Exercise aim
What do the lines from the top of the data through the line with "0.008, 0, 0.041];" say? Quote them exactly and include both ends.

Raw data

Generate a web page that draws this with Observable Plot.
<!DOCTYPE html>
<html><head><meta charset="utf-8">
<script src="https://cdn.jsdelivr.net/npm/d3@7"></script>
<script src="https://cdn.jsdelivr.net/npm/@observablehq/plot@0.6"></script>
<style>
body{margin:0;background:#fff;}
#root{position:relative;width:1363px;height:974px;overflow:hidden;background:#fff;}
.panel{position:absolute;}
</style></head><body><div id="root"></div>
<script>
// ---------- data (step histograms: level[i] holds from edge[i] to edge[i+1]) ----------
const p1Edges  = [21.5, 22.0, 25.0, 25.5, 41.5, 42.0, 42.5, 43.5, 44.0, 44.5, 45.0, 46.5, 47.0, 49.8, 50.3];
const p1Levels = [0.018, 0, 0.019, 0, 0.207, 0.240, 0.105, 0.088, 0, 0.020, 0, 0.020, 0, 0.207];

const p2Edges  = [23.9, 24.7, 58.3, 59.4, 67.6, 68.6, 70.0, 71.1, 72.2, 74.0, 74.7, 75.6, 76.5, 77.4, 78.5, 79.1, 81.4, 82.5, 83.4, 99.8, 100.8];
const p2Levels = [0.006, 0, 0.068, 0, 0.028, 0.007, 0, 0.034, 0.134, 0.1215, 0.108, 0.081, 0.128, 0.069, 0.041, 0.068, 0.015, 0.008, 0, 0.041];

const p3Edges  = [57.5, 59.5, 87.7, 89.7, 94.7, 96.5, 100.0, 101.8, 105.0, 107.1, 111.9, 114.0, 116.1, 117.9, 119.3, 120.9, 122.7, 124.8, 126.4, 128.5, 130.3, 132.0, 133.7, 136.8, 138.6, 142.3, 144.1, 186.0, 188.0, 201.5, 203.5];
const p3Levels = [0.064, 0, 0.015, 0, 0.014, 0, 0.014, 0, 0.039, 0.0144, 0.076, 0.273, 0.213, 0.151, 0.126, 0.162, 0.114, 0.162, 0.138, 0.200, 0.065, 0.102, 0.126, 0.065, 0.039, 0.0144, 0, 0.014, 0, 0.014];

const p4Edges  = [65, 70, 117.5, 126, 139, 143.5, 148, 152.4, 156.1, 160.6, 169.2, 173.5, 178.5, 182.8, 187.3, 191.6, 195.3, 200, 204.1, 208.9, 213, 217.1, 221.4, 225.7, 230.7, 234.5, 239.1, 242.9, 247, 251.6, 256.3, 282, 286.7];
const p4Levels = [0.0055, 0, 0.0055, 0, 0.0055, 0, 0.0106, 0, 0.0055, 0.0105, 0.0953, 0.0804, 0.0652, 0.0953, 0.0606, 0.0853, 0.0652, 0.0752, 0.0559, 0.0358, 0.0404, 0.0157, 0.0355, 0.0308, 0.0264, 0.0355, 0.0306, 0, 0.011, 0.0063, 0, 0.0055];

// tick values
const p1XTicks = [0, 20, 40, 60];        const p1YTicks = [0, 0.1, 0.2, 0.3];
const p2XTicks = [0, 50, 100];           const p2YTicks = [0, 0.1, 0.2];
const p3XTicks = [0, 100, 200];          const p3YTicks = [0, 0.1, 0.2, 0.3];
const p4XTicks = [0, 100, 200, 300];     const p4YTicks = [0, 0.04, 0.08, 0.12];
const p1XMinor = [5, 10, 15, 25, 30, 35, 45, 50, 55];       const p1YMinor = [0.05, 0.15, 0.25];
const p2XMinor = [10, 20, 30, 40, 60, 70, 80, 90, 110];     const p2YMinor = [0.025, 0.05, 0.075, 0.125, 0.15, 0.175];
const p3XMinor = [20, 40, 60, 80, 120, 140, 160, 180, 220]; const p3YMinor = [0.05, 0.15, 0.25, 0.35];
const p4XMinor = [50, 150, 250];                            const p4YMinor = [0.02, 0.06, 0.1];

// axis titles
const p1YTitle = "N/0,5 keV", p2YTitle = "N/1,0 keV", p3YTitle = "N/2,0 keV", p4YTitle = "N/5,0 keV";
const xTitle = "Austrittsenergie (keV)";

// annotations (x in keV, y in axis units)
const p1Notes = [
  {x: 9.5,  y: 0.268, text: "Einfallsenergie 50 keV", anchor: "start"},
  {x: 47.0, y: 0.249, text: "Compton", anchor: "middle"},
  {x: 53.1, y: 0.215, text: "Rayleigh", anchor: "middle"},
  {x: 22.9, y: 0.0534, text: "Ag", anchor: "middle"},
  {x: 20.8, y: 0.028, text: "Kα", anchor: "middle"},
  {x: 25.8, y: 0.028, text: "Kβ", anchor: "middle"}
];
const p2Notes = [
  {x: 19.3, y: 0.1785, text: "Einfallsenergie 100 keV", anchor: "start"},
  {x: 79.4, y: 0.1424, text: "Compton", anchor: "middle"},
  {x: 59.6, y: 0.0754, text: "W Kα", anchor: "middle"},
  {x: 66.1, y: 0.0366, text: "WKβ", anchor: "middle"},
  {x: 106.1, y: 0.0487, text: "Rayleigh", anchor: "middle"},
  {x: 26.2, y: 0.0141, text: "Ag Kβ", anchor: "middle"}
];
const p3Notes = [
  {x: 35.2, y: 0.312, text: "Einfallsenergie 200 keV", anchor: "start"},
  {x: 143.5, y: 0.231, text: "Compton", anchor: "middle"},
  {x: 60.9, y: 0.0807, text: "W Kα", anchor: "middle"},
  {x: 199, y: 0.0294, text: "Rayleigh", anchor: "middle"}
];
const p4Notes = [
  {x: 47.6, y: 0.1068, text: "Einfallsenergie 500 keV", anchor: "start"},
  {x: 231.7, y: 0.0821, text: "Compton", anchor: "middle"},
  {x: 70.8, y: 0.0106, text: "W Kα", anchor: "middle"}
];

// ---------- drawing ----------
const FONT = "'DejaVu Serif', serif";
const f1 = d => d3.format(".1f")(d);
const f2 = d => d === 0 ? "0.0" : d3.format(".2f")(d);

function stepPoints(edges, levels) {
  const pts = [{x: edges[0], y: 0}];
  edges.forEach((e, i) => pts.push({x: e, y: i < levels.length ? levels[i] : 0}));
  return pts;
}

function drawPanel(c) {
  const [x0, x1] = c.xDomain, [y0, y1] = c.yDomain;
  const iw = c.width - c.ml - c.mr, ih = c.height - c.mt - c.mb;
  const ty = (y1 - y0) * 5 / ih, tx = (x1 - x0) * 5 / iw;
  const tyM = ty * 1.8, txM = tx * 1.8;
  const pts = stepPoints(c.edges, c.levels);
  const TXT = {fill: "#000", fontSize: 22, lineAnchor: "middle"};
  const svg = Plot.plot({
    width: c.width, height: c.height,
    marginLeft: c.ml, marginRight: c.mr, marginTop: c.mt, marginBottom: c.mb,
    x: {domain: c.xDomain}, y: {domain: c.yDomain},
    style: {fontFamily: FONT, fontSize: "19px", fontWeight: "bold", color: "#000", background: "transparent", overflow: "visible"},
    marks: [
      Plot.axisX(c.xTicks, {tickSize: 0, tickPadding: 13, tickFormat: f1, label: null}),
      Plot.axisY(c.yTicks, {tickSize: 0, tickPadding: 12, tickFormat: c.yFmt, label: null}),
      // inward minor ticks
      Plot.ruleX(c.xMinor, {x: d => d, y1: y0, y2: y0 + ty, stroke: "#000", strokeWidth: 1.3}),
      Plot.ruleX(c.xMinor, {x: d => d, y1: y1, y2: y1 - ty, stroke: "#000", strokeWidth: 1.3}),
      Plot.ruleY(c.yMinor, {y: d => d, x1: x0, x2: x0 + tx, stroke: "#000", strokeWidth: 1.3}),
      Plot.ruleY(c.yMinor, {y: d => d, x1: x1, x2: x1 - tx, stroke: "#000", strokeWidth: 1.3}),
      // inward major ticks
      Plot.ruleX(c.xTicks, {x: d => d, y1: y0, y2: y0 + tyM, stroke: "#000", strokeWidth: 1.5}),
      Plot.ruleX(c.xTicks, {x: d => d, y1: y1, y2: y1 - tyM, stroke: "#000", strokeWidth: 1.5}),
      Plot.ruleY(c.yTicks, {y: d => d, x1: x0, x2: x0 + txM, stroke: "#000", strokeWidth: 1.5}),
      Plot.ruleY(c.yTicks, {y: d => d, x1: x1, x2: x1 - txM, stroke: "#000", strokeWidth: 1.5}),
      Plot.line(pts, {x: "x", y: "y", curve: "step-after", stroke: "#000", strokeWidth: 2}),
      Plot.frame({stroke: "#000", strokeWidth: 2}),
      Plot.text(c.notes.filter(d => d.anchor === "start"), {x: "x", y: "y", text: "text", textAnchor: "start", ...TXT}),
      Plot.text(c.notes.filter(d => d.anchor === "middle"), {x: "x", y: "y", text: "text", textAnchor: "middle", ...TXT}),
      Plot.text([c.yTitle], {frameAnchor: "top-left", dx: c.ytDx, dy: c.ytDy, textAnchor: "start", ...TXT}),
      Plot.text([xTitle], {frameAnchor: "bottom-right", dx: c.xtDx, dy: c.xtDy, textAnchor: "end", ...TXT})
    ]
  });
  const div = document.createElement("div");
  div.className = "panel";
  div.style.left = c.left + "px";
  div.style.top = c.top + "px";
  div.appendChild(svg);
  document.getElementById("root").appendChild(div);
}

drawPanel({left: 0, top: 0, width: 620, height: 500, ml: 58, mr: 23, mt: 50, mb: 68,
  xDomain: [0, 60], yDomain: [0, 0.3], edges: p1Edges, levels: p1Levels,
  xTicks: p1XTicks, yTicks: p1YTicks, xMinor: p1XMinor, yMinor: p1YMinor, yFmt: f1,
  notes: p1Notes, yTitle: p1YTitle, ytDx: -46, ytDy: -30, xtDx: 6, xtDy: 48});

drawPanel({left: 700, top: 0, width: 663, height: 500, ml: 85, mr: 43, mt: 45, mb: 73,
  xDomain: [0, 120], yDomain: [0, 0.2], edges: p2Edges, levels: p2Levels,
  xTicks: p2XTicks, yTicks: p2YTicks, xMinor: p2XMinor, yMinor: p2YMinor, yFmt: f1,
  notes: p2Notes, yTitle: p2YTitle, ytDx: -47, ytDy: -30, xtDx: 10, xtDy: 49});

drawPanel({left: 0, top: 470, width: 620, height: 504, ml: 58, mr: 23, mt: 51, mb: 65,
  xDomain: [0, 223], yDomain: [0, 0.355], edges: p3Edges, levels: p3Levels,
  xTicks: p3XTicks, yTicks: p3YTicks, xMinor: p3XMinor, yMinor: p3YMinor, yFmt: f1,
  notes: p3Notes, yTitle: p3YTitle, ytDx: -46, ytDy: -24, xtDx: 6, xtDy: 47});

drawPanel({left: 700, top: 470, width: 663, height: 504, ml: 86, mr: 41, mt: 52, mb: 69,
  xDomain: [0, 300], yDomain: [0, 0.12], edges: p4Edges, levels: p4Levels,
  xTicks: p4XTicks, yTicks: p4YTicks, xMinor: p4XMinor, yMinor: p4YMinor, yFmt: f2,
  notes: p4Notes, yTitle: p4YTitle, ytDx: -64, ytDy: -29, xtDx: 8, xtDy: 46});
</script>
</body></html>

Response
Generate a web page that draws this with Observable Plot.
<!DOCTYPE html>
<html><head><meta charset="utf-8">
<script src="https://cdn.jsdelivr.net/npm/d3@7"></script>
<script src="https://cdn.jsdelivr.net/npm/@observablehq/plot@0.6"></script>
<style>
body{margin:0;background:#fff;}
#root{position:relative;width:1363px;height:974px;overflow:hidden;background:#fff;}
.panel{position:absolute;}
</style></head><body><div id="root"></div>
<script>
// ---------- data (step histograms: level[i] holds from edge[i] to edge[i+1]) ----------
const p1Edges  = [21.5, 22.0, 25.0, 25.5, 41.5, 42.0, 42.5, 43.5, 44.0, 44.5, 45.0, 46.5, 47.0, 49.8, 50.3];
const p1Levels = [0.018, 0, 0.019, 0, 0.207, 0.240, 0.105, 0.088, 0, 0.020, 0, 0.020, 0, 0.207];

const p2Edges  = [23.9, 24.7, 58.3, 59.4, 67.6, 68.6, 70.0, 71.1, 72.2, 74.0, 74.7, 75.6, 76.5, 77.4, 78.5, 79.1, 81.4, 82.5, 83.4, 99.8, 100.8];
const p2Levels = [0.006, 0, 0.068, 0, 0.028, 0.007, 0, 0.034, 0.134, 0.1215, 0.108, 0.081, 0.128, 0.069, 0.041, 0.068, 0.015, 0.008, 0, 0.041];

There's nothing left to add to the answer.